Hotels in Europe and a few in the United States have set aside female-only floors with special amenities and all-female staffs. The InterContinental Hotels Group’s Hotel Indigo brand was launched with larger bathrooms, more colorful design, and other women-focused changes. The Kimpton and Wyndham chains have special programs for single female travelers. Kimpton’s Women in Touch program, for example (“You wear a lot of hats — and trust us, you look incredible in all of them”), offers hand-held clothing steamers, makeup remover, and free tote bags with yoga equipment.
Palace Resorts boasts high-end hair product lines in the rooms, along with such things as hair irons. “That’s one less thing to throw in your bag,” said Kathy Halpern, vice president of sales and marketing. These are the touches that speak to women, and to men at the end of the day, too.”

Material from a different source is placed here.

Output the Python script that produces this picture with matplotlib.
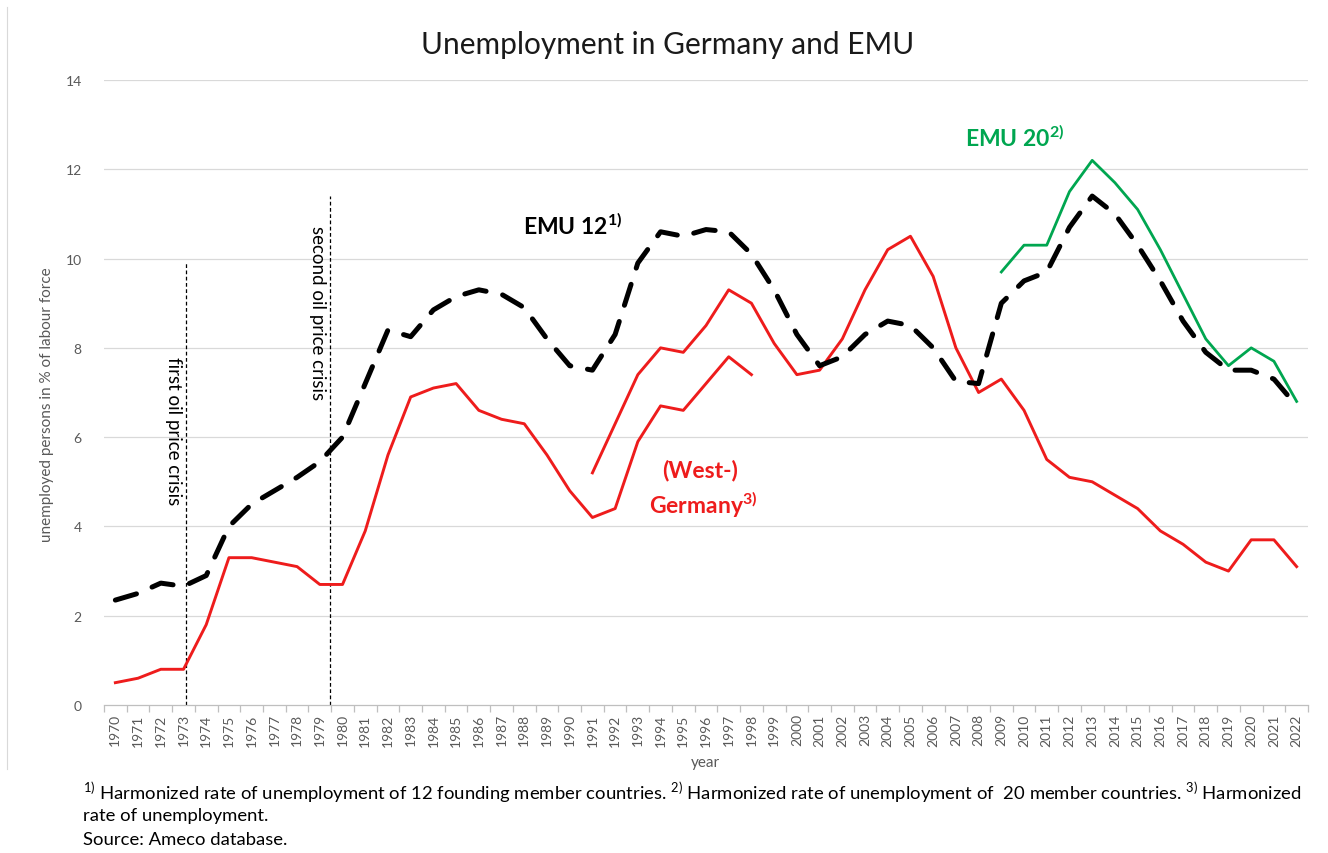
import matplotlib
matplotlib.use("Agg")
import matplotlib.pyplot as plt
from matplotlib.lines import Line2D

plt.rcParams['font.family'] = ['Lato', 'DejaVu Sans']
plt.rcParams['mathtext.fontset'] = 'custom'
plt.rcParams['mathtext.rm'] = 'Lato'
plt.rcParams['mathtext.bf'] = 'Lato:bold'

# Daten
years = list(range(1970, 2023))
emu12 = [2.35, 2.5, 2.73, 2.66, 2.9, 4.0, 4.5, 4.8, 5.1, 5.45,
         6.0, 7.2, 8.4, 8.25, 8.85, 9.15, 9.3, 9.2, 8.9, 8.2,
         7.6, 7.5, 8.3, 9.9, 10.6, 10.5, 10.65, 10.6, 10.1, 9.3,
         8.3, 7.6, 7.8, 8.3, 8.6, 8.5, 8.0, 7.25, 7.2, 9.0,
         9.5, 9.7, 10.7, 11.4, 11.0, 10.3, 9.5, 8.6, 7.9, 7.5,
         7.5, 7.3, 6.7]
west_years = list(range(1970, 1999))
west_germany = [0.5, 0.6, 0.8, 0.8, 1.8, 3.3, 3.3, 3.2, 3.1, 2.7,
                2.7, 3.9, 5.6, 6.9, 7.1, 7.2, 6.6, 6.4, 6.3, 5.6,
                4.8, 4.2, 4.4, 5.9, 6.7, 6.6, 7.2, 7.8, 7.4]
ger_years = list(range(1991, 2023))
germany = [5.2, 6.3, 7.4, 8.0, 7.9, 8.5, 9.3, 9.0, 8.1, 7.4,
           7.5, 8.2, 9.3, 10.2, 10.5, 9.6, 8.0, 7.0, 7.3, 6.6,
           5.5, 5.1, 5.0, 4.7, 4.4, 3.9, 3.6, 3.2, 3.0, 3.7,
           3.7, 3.1]
emu20_years = list(range(2009, 2023))
emu20 = [9.7, 10.3, 10.3, 11.5, 12.2, 11.7, 11.1, 10.2, 9.2, 8.2,
         7.6, 8.0, 7.7, 6.8]

crisis_years = [1973.1, 1979.45]
crisis_tops = [9.9, 11.4]
crisis_labels = ['first oil price crisis', 'second oil price crisis']

red = '#ee1c1c'
green = '#00a650'
grey = '#595959'

fig = plt.figure(figsize=(13.28, 8.54), dpi=100)
ax = fig.add_axes([104/1328, 148/854, 1204/1328, 625/854])

# Gitter
for v in range(2, 15, 2):
    ax.axhline(v, color='#d9d9d9', lw=0.9, zorder=0)

ax.plot(west_years, west_germany, color=red, lw=2.1, zorder=3)
ax.plot(ger_years, germany, color=red, lw=2.1, zorder=3)
ax.plot(emu20_years, emu20, color=green, lw=2.0, zorder=3)
ax.plot(years, emu12, color='black', lw=3.6, dashes=(4.4, 3.4),
        dash_capstyle='round', zorder=4)

for cx, top in zip(crisis_years, crisis_tops):
    ax.plot([cx, cx], [0, top], color='black', lw=0.9, dashes=(3, 2), zorder=2)

ax.text(1972.55, 6.15, crisis_labels[0], rotation=270, ha='center', va='center', fontsize=13.5)
ax.text(1978.9, 8.8, crisis_labels[1], rotation=270, ha='center', va='center', fontsize=13.5)

ax.text(1987.95, 10.76, r'EMU 12$^{\mathbf{1)}}$', fontsize=16.5, fontweight='bold',
        ha='left', va='center', color='black')
ax.text(2007.4, 12.73, r'EMU 20$^{\mathbf{2)}}$', fontsize=16.5, fontweight='bold',
        ha='left', va='center', color=green)
ax.text(1995.75, 5.28, '(West-)', fontsize=16.5, fontweight='bold',
        ha='center', va='center', color=red)
ax.text(1995.9, 4.5, r'Germany$^{\mathbf{3)}}$', fontsize=16.5, fontweight='bold',
        ha='center', va='center', color=red)

ax.set_xlim(1969.5, 2022.5)
ax.set_ylim(0, 14)
ax.set_xticks(years)
ax.set_xticklabels([str(y) for y in years], rotation=90, fontsize=10, color=grey)
ax.set_xticks([y + 0.5 for y in [years[0] - 1] + years], minor=True)
ax.tick_params(axis='x', which='major', length=0, pad=6)
ax.tick_params(axis='x', which='minor', length=5, color='#bfbfbf', width=0.9)
ax.set_yticks(range(0, 15, 2))
ax.tick_params(axis='y', length=0, labelsize=10, labelcolor=grey, pad=16)
for s in ['top', 'right', 'left']:
    ax.spines[s].set_visible(False)
ax.spines['bottom'].set_color('#bfbfbf')
ax.spines['bottom'].set_linewidth(0.9)

fig.text(47/1328, 1 - 405/854, 'unemployed persons in % of labour force', rotation=90,
         ha='center', va='center', fontsize=11, color=grey)
fig.text(705/1328, 1 - 763/854, 'year', ha='center', va='center', fontsize=11, color=grey)
fig.text(668/1328, 1 - 45/854, 'Unemployment in Germany and EMU', ha='center', va='center',
         fontsize=21.5, color='#1a1a1a')

fig.text(83/1328, 1 - 793/854,
         r'$^{1)}$ Harmonized rate of unemployment of 12 founding member countries. '
         r'$^{2)}$ Harmonized rate of unemployment of  20 member countries. $^{3)}$ Harmonized',
         ha='left', va='center', fontsize=13.3)
fig.text(83/1328, 1 - 816/854, 'rate of unemployment.', ha='left', va='center', fontsize=13.3)
fig.text(83/1328, 1 - 840/854, 'Source: Ameco database.', ha='left', va='center', fontsize=13.3)

fig.add_artist(Line2D([7/1328, 7/1328], [1 - 8/854, 1 - 770/854], color='#d9d9d9', lw=0.8))

fig.savefig('out.png', dpi=100)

Hilton is also trying to speak to men. Perhaps the best evidence of how lopsided the gender mismatch has become is that the company’s Homewood Suites and Home2 Suites have enlisted American Grit mentor Noah Galloway to prod more men to become “Travel MANagers” — husbands, boyfriends, or fathers who plan and book trips. Even when they’re bringing along their spouses, kids, or partners, women do at least 70 percent of travel planning, a Roper Organization survey found.

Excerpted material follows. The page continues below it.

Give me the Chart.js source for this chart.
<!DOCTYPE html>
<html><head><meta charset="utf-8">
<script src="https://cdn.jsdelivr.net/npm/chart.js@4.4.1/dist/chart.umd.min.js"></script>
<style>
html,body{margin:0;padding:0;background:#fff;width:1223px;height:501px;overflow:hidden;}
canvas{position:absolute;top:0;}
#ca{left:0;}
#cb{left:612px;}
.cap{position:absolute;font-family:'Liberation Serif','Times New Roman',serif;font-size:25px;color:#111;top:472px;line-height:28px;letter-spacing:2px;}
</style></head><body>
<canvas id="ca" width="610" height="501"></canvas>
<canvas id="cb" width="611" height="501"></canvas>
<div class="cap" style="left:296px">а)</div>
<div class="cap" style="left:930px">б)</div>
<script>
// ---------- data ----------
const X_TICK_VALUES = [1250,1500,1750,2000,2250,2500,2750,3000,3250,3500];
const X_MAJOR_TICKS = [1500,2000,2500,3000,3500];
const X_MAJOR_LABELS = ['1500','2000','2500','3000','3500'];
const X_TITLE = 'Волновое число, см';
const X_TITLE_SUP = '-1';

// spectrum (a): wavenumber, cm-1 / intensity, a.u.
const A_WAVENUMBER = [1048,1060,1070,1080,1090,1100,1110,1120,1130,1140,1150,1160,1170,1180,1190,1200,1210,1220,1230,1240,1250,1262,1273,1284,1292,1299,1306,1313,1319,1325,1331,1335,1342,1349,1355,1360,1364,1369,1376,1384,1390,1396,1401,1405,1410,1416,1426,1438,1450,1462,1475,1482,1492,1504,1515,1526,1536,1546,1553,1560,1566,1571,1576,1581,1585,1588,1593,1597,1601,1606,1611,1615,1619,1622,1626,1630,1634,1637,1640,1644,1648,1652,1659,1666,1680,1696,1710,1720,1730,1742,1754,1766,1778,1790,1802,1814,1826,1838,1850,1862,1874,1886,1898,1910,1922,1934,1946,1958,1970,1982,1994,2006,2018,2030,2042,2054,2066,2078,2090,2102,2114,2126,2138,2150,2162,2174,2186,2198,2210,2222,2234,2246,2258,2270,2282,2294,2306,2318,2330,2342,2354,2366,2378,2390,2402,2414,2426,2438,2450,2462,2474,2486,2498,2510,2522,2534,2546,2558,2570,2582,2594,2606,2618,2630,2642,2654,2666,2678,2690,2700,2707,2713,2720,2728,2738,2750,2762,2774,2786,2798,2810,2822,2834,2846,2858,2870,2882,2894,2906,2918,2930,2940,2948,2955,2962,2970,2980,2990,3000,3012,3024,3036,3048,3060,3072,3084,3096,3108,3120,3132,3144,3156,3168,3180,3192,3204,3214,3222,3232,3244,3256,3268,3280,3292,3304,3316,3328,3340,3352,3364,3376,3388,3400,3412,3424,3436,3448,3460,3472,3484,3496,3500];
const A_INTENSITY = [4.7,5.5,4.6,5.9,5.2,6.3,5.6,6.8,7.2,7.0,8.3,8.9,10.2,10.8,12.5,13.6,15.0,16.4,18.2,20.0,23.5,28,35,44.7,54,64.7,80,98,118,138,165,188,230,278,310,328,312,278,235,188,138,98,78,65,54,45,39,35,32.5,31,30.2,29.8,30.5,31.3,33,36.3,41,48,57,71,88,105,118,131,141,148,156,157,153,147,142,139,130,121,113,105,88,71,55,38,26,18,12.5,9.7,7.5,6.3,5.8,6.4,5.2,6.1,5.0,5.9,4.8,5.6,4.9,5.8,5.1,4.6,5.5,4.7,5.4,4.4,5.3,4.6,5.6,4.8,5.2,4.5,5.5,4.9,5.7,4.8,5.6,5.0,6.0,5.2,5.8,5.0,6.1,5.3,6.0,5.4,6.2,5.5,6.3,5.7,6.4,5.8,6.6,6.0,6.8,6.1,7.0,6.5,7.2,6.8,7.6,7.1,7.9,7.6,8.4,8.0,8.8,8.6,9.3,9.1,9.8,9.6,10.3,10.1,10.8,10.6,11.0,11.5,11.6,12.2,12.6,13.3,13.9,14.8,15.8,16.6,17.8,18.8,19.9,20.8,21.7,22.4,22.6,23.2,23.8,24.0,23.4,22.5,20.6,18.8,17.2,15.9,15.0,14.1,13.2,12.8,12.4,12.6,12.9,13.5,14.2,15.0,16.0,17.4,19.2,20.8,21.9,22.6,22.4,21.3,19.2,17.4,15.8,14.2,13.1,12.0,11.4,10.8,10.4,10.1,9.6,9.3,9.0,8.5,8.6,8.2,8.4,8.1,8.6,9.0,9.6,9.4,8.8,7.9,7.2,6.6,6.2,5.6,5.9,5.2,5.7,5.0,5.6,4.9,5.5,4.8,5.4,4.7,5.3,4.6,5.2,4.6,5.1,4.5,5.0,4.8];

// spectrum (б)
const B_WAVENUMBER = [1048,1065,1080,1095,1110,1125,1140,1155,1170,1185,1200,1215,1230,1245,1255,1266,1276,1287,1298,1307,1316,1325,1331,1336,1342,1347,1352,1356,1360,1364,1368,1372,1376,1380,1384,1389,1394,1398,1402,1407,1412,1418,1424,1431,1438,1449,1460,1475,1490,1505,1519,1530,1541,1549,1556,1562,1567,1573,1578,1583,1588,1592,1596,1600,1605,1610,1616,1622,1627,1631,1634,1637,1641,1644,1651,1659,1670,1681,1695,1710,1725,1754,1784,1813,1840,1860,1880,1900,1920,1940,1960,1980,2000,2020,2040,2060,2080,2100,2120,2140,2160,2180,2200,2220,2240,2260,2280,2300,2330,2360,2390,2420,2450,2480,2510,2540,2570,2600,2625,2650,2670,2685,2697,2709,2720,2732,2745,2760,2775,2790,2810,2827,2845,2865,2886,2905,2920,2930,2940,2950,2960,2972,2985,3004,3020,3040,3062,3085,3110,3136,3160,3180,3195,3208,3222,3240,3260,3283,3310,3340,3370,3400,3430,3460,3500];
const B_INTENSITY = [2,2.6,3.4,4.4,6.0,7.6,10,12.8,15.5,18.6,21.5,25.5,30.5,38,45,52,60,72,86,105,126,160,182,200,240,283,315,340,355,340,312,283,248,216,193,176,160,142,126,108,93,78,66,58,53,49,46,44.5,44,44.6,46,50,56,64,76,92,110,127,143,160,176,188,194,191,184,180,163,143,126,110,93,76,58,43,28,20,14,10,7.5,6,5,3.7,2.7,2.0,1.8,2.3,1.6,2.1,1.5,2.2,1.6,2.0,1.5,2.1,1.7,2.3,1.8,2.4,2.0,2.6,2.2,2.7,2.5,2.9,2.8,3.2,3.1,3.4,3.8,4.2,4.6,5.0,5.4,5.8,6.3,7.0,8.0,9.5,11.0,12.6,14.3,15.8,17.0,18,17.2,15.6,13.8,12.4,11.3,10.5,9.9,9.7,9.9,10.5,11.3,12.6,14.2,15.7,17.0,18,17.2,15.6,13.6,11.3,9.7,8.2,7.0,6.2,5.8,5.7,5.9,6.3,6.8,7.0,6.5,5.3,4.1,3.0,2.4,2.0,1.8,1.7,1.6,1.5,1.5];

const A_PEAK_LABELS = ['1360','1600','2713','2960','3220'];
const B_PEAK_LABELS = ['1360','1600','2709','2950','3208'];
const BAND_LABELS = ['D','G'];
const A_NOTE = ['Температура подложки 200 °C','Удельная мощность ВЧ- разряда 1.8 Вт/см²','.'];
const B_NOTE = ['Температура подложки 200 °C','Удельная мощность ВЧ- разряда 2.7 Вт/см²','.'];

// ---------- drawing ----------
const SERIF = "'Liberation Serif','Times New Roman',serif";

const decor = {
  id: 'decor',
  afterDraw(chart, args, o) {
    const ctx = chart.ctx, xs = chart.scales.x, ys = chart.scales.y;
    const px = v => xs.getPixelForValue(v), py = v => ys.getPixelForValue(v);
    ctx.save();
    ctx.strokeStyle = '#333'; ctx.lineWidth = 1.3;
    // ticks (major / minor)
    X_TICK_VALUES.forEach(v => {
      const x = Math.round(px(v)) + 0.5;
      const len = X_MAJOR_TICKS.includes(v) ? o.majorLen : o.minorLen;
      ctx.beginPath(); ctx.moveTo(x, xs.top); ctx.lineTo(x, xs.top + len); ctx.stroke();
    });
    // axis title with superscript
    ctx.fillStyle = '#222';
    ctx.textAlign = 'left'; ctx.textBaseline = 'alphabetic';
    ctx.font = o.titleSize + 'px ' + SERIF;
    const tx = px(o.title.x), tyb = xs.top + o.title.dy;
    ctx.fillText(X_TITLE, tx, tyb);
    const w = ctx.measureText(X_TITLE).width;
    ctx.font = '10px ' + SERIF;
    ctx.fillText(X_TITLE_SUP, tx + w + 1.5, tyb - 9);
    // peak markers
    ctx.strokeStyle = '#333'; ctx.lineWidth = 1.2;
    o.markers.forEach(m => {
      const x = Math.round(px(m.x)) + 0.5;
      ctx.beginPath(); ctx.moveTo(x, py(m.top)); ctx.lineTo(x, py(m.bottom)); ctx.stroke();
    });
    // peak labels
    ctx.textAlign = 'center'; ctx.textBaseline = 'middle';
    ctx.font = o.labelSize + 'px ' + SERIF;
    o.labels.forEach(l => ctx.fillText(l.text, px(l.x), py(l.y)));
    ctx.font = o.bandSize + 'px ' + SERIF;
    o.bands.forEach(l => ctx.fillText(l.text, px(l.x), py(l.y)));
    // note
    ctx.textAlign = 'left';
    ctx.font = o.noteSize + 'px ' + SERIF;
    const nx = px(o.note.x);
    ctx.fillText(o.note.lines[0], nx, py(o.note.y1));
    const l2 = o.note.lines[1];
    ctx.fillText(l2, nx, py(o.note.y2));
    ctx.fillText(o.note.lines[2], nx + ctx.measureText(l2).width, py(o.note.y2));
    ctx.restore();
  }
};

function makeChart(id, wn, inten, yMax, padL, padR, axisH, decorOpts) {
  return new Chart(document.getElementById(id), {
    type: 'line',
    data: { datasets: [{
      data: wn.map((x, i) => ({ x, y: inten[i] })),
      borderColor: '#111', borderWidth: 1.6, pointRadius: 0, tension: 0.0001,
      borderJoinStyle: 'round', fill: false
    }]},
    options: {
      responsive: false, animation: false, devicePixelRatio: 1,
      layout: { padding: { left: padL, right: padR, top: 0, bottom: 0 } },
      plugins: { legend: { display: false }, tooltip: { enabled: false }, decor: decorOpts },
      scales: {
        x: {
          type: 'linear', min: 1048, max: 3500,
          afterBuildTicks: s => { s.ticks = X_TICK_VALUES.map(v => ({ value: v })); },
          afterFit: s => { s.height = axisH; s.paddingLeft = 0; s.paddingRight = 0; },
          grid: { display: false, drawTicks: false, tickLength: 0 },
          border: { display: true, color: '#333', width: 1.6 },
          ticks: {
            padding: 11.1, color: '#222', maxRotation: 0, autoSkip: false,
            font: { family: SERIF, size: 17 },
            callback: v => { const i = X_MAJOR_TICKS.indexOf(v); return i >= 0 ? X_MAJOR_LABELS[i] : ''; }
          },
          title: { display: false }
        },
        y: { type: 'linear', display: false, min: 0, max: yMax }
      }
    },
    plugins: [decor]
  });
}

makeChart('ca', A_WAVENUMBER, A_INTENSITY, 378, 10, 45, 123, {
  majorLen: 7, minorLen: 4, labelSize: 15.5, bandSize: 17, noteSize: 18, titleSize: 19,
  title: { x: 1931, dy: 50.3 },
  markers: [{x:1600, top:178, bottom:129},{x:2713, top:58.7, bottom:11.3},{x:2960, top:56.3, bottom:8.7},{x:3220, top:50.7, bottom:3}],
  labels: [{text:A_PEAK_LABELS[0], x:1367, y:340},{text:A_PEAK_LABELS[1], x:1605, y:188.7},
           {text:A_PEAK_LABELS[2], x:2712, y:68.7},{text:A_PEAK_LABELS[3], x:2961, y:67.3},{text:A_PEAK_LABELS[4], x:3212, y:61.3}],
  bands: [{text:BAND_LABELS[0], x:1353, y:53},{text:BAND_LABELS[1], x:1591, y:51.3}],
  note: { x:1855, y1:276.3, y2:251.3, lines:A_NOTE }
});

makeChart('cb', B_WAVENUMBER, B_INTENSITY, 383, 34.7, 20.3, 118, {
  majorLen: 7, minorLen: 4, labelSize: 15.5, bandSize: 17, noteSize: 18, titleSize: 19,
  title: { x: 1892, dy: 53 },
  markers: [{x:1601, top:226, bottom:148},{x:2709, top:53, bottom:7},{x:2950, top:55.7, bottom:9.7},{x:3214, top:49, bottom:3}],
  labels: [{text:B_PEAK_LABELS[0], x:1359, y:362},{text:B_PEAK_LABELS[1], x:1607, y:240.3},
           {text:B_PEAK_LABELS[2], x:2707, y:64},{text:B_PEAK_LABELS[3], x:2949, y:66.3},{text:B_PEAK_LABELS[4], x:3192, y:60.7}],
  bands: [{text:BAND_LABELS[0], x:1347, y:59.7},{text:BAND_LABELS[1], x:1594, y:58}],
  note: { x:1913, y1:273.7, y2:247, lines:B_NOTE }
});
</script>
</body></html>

But the biggest shift being driven by the wave of solo women travelers is cheaper single supplements. Cruise ship companies and tour operators are lowering the cost of traveling alone. That, in turn, they say, is drawing more single women.
“One of the reasons we’re seeing the increase in particular in women traveling solo is because we make it easy for them,” said Chris Skilling, worldwide product manager for VBT, formerly Vermont Bicycle Tours, which has lowered the price of single rooms on long trips and made them free on some of its guided walking excursions.
Since her first trip to Namibia, Cox has gone alone to Laos, Vietnam, Cambodia, Thailand, and Morocco, and has booked another solo trip to India.
“I’d like to see more men do it,” said Cox, whose husband plans to join her on an African safari in the fall. “They should. How sad that they don’t take advantage of it.”